Even during his teenage days, and at the 2016 under-19 World Cup, Khan was often the saviour for his side. Scoring 355 in six innings at the under-19 World Cup, Sarfaraz’s ability to rescue the side from precarious starts didn’t go unnoticed.
His Fall & Rise
Already a part of Royal Challengers Bangalore in the IPL, the Virat Kohli-led side retained him for Rs 1.75 cr in 2018 beside the Indian skipper and AB de Villiers. It came as a surprise to many as the then RCB team also had the likes of Chris Gayle, Yuzvendra Chahal and KL Rahul in its ranks.
However, Sarfaraz failed to follow up the faith shown in him and went spiralling down the order. His aggregate of 51 in seven matches never complimented his skills and he was dropped from their roster.
Although Kings XI Punjab did invest in him in the following season, they had to shell out only Rs 25 lakh for him.
In between, Sarfaraz had switched from Mumbai to Uttar Pradesh in 2015 before making a comeback to Mumbai last season and served the mandatory cooling off period. In three seasons with Uttar Pradesh, Sarfaraz had played just eight Ranji Trophy matches.
By Sarfaraz’s own admission in a recent interview, the loss of form made him plunge into depression. “I was a bit depressed. You have played decent cricket, been an IPL player, represented your state — and then pause, you are going nowhere. My father, however, kept hope,” Sarfaraz told Indian Express.
His time off the pitch has only helped Sarfaraz grow though, reckons his school coach Raju Pathak. “He was suffering from quite a few injuries. Also, switching between two associations and serving the cooling-off period (one year), he used (the time) to good effect. He has improved a lot and is beaming with confidence,” Pathak, coach of Rizvi Springfield High School, told The Quint.
‘Has a Long Way to Go’
“Even at the start of the season, he did not get too many chances for Mumbai. He wasn’t chosen for the Syed Mushtaq Ali and Vijay Hazare tournaments and that had him pumped. He was raring to have a go,” said Pathak, also the childhood coach of India international Prithvi Shaw.
“His shots, etc now that he has also played in the Indian Premier League, have gone up by several notches.”Raju Pathak, Rizvi Springfield High School Coach
Although Sarfaraz’s father Naushad Khan is the former’s primary coach, Sarfaraz started training under Pathak at school when he was in Class VII.
“Even during school days he used to score big.
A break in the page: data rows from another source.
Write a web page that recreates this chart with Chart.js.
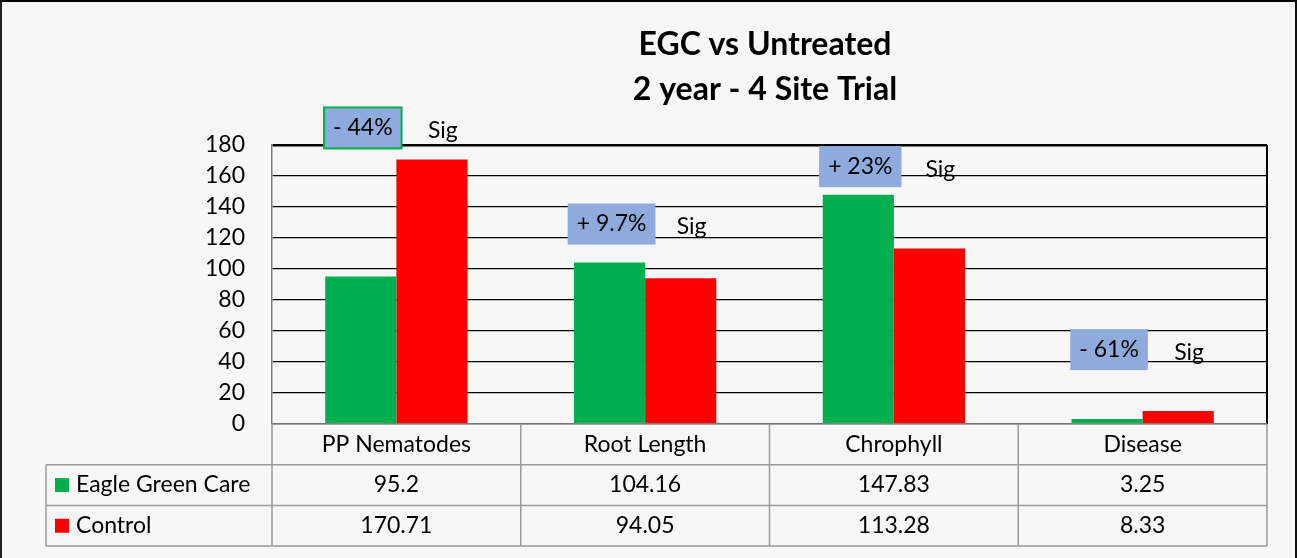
<!DOCTYPE html>
<html>
<head>
<meta charset="utf-8">
<script src="https://cdn.jsdelivr.net/npm/chart.js@4"></script>
<style>
  html, body { margin: 0; padding: 0; background: #f7f7f7; }
  #wrap { position: relative; width: 1297px; height: 558px; box-sizing: border-box;
          border-top: 2px solid #000; border-left: 2px solid #222; border-right: 2px solid #111; }
  canvas { display: block; }
</style>
</head>
<body>
<div id="wrap"><canvas id="egcChart" width="1293" height="556"></canvas></div>
<script>
// chart data
const categories = ['PP Nematodes', 'Root Length', 'Chrophyll', 'Disease'];
const seriesNames = ['Eagle Green Care', 'Control'];
const eagleGreenCare = [95.2, 104.16, 147.83, 3.25];
const control = [170.71, 94.05, 113.28, 8.33];
const yTicks = [0, 20, 40, 60, 80, 100, 120, 140, 160, 180];
const changeLabels = ['- 44%', '+ 9.7%', '+ 23%', '- 61%'];
const sigLabels = ['Sig', 'Sig', 'Sig', 'Sig'];
const titleLines = ['EGC vs Untreated', '2 year - 4 Site Trial'];

const GREEN = '#00b050';
const RED = '#ff0000';
const FONT = 'Lato, "Open Sans", sans-serif';

// where the % boxes sit (value on the y axis)
const noteLevels = [191, 129, 166, 48];

const overlay = {
    id: 'overlay',
    afterDraw(chart) {
        const ctx = chart.ctx;
        const area = chart.chartArea;
        const x = chart.scales.x;
        const y = chart.scales.y;
        const greenMeta = chart.getDatasetMeta(0);

        ctx.save();

        // title
        ctx.fillStyle = '#000';
        ctx.font = 'bold 32px ' + FONT;
        ctx.textAlign = 'center';
        ctx.textBaseline = 'middle';
        ctx.fillText(titleLines[0], 763, 43);
        ctx.fillText(titleLines[1], 763, 88);

        // right border of plot
        ctx.strokeStyle = '#000';
        ctx.lineWidth = 2;
        ctx.beginPath();
        ctx.moveTo(area.right, area.top);
        ctx.lineTo(area.right, area.bottom);
        ctx.stroke();

        // data table
        const rowH = 40.7;
        const top = area.bottom;
        const colW = (area.right - area.left) / categories.length;
        const tableLeft = 44;
        ctx.strokeStyle = '#9a9a9a';
        ctx.lineWidth = 1.5;
        ctx.beginPath();
        ctx.moveTo(area.left, top); ctx.lineTo(area.right, top);
        for (let r = 1; r <= 3; r++) {
            ctx.moveTo(tableLeft, top + rowH * r); ctx.lineTo(area.right, top + rowH * r);
        }
        ctx.moveTo(tableLeft, top + rowH); ctx.lineTo(tableLeft, top + rowH * 3);
        for (let c = 0; c <= categories.length; c++) {
            const cx = area.left + colW * c;
            ctx.moveTo(cx, top); ctx.lineTo(cx, top + rowH * 3);
        }
        ctx.stroke();

        ctx.fillStyle = '#000';
        ctx.font = '23px ' + FONT;
        ctx.textAlign = 'center';
        ctx.textBaseline = 'middle';
        const rows = [eagleGreenCare, control];
        categories.forEach((cat, i) => {
            const cx = x.getPixelForValue(i);
            ctx.fillText(cat, cx, top + rowH * 0.5);
            rows.forEach((vals, r) => {
                ctx.fillText(String(vals[i]), cx, top + rowH * (r + 1.5));
            });
        });

        // legend keys in the table
        ctx.textAlign = 'left';
        [GREEN, RED].forEach((col, r) => {
            const cy = top + rowH * (r + 1.5);
            ctx.fillStyle = col;
            ctx.fillRect(53, cy - 7, 14, 14);
            ctx.fillStyle = '#000';
            ctx.fillText(seriesNames[r], 74, cy);
        });

        // change boxes + Sig
        ctx.font = '23px ' + FONT;
        changeLabels.forEach((txt, i) => {
            const bar = greenMeta.data[i];
            const cx = bar.x + 2;
            const cy = y.getPixelForValue(noteLevels[i]);
            const w = ctx.measureText(txt).width + 18;
            const h = 41;
            ctx.fillStyle = '#8faadc';
            ctx.fillRect(cx - w / 2, cy - h / 2, w, h);
            if (i === 0) {
                ctx.strokeStyle = GREEN;
                ctx.lineWidth = 2;
                ctx.strokeRect(cx - w / 2, cy - h / 2, w, h);
            }
            ctx.fillStyle = '#000';
            ctx.textAlign = 'center';
            ctx.fillText(txt, cx, cy);
            ctx.fillText(sigLabels[i], cx + 80, cy + 3);
        });

        ctx.restore();
    }
};

new Chart(document.getElementById('egcChart'), {
    type: 'bar',
    data: {
        labels: categories,
        datasets: [
            {
                label: seriesNames[0],
                data: eagleGreenCare,
                backgroundColor: GREEN,
                categoryPercentage: 0.572,
                barPercentage: 1
            },
            {
                label: seriesNames[1],
                data: control,
                backgroundColor: RED,
                categoryPercentage: 0.572,
                barPercentage: 1
            }
        ]
    },
    options: {
        responsive: false,
        animation: false,
        layout: {
            padding: { left: 170, right: 28, top: 143, bottom: 134 }
        },
        scales: {
            x: {
                display: false
            },
            y: {
                min: 0,
                max: 180,
                afterFit: (scale) => { scale.width = 100; },
                afterBuildTicks: (scale) => { scale.ticks = yTicks.map(v => ({ value: v })); },
                border: { display: true, color: '#808080', width: 1.5 },
                grid: {
                    drawTicks: false,
                    color: '#000',
                    lineWidth: (c) => (c.tick && c.tick.value === 180 ? 2.5 : 1.2)
                },
                ticks: {
                    autoSkip: false,
                    padding: 27,
                    color: '#000',
                    font: { family: FONT, size: 23 }
                }
            }
        },
        plugins: {
            legend: { display: false },
            tooltip: { enabled: false }
        }
    },
    plugins: [overlay]
});
</script>
</body>
</html>
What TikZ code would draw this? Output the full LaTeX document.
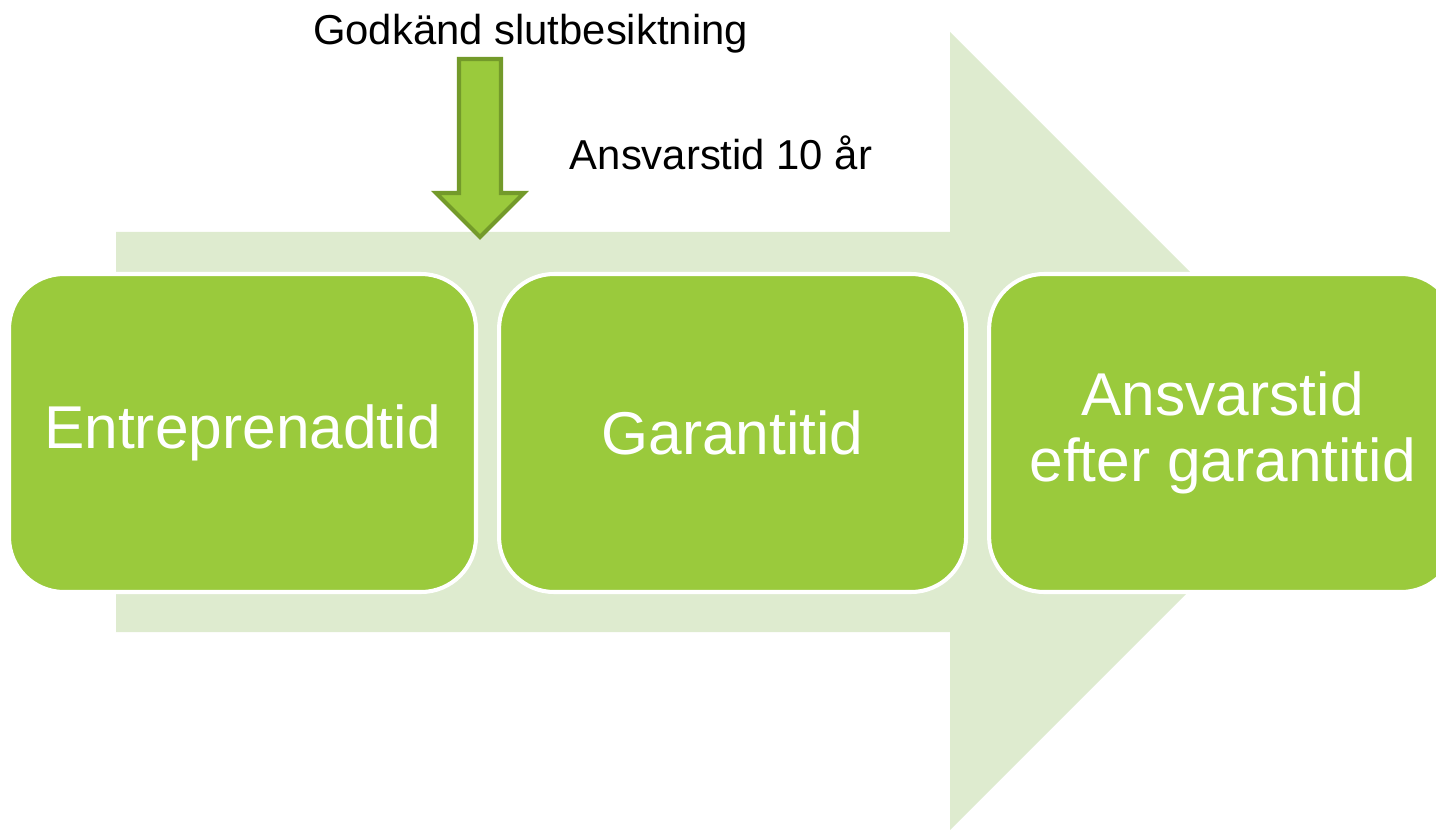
\documentclass[tikz,border=0pt]{standalone}
\usepackage{fontspec}
\setmainfont{Liberation Sans}
\usetikzlibrary{arrows.meta, positioning, calc}
\definecolor{ljusgron}{HTML}{DEEBCF}
\definecolor{gron}{HTML}{9ACA3C}
\definecolor{morkgron}{HTML}{739A2A}

\begin{document}
\begin{tikzpicture}[>=Stealth, block/.style={draw, rectangle}]
    \useasboundingbox (0,0) rectangle (14.36,-8.29);
    % Blocks
    \tikzstyle{fas} = [rectangle, draw=white, line width=1.15pt, fill=gron, text=white,
                       rounded corners=0.55cm, minimum width=4.67cm, minimum height=3.18cm,
                       align=center, font=\fontsize{17.2}{20.4}\selectfont]
    \tikzstyle{etikett} = [font=\fontsize{11.9}{14}\selectfont, inner sep=0pt]

    % Big background arrow
    \fill[ljusgron] (1.16,-2.32) -- (9.50,-2.32) -- (9.50,-0.32) -- (13.49,-4.31)
        -- (9.50,-8.30) -- (9.50,-6.32) -- (1.16,-6.32) -- cycle;

    \node[fas] (entr) at (2.425,-4.33) {Entreprenadtid};
    \node[fas, right=0.19cm of entr] (garanti) {Garantitid};
    \node[fas, right=0.19cm of garanti] (ansvar) {Ansvarstid\\[-1.5pt]efter garantitid};

    % Down arrow
    \coordinate (pil) at (4.80,-0.59);
    \draw[morkgron, fill=gron, line width=1.15pt] (pil) ++(-0.21,0) -- ++(0.42,0) -- ++(0,-1.34)
        -- ++(0.23,0) -- ++(-0.44,-0.44) -- ++(-0.44,0.44) -- ++(0.23,0) -- cycle;

    % Annotations
    \node[etikett] (godkand) at (5.305,-0.335) {Godkänd slutbesiktning};
    \node[etikett] (tio) at (7.21,-1.53) {Ansvarstid 10 år};
\end{tikzpicture}
\end{document}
Not just double hundreds, he also had 300s, 400s under his belt. But now with age, his maturity has helped him to elevate it to a next level,” Pathak said.
Pathak also heaped praise on Naushad, saying the hard work put in by Sararaz’s father is a reason why the cricketer shaped up the way he is today. “His father has a huge contribution. Not just by making him bat or grind at the nets for hours, he made Sarfaraz bat at various positions as well,” Pathak added.
“I knew he would go far and it wasn’t just because he would score those towering knocks of 300, 400 etc. His ability to bat through, even in poor conditions, made him a standout performer in his young days,” he added.
However, Pathak also admitted that Sarfaraz still has a long way to go to reach the higher echelons of Indian cricket.
Unlike his more famous ward Prithvi Shaw, Sarfaraz is still a few notches down in the ladder. “He still has a long way to go to break through to the next level. If he continues this form, even the selectors have to keep a look,” Pathak concluded.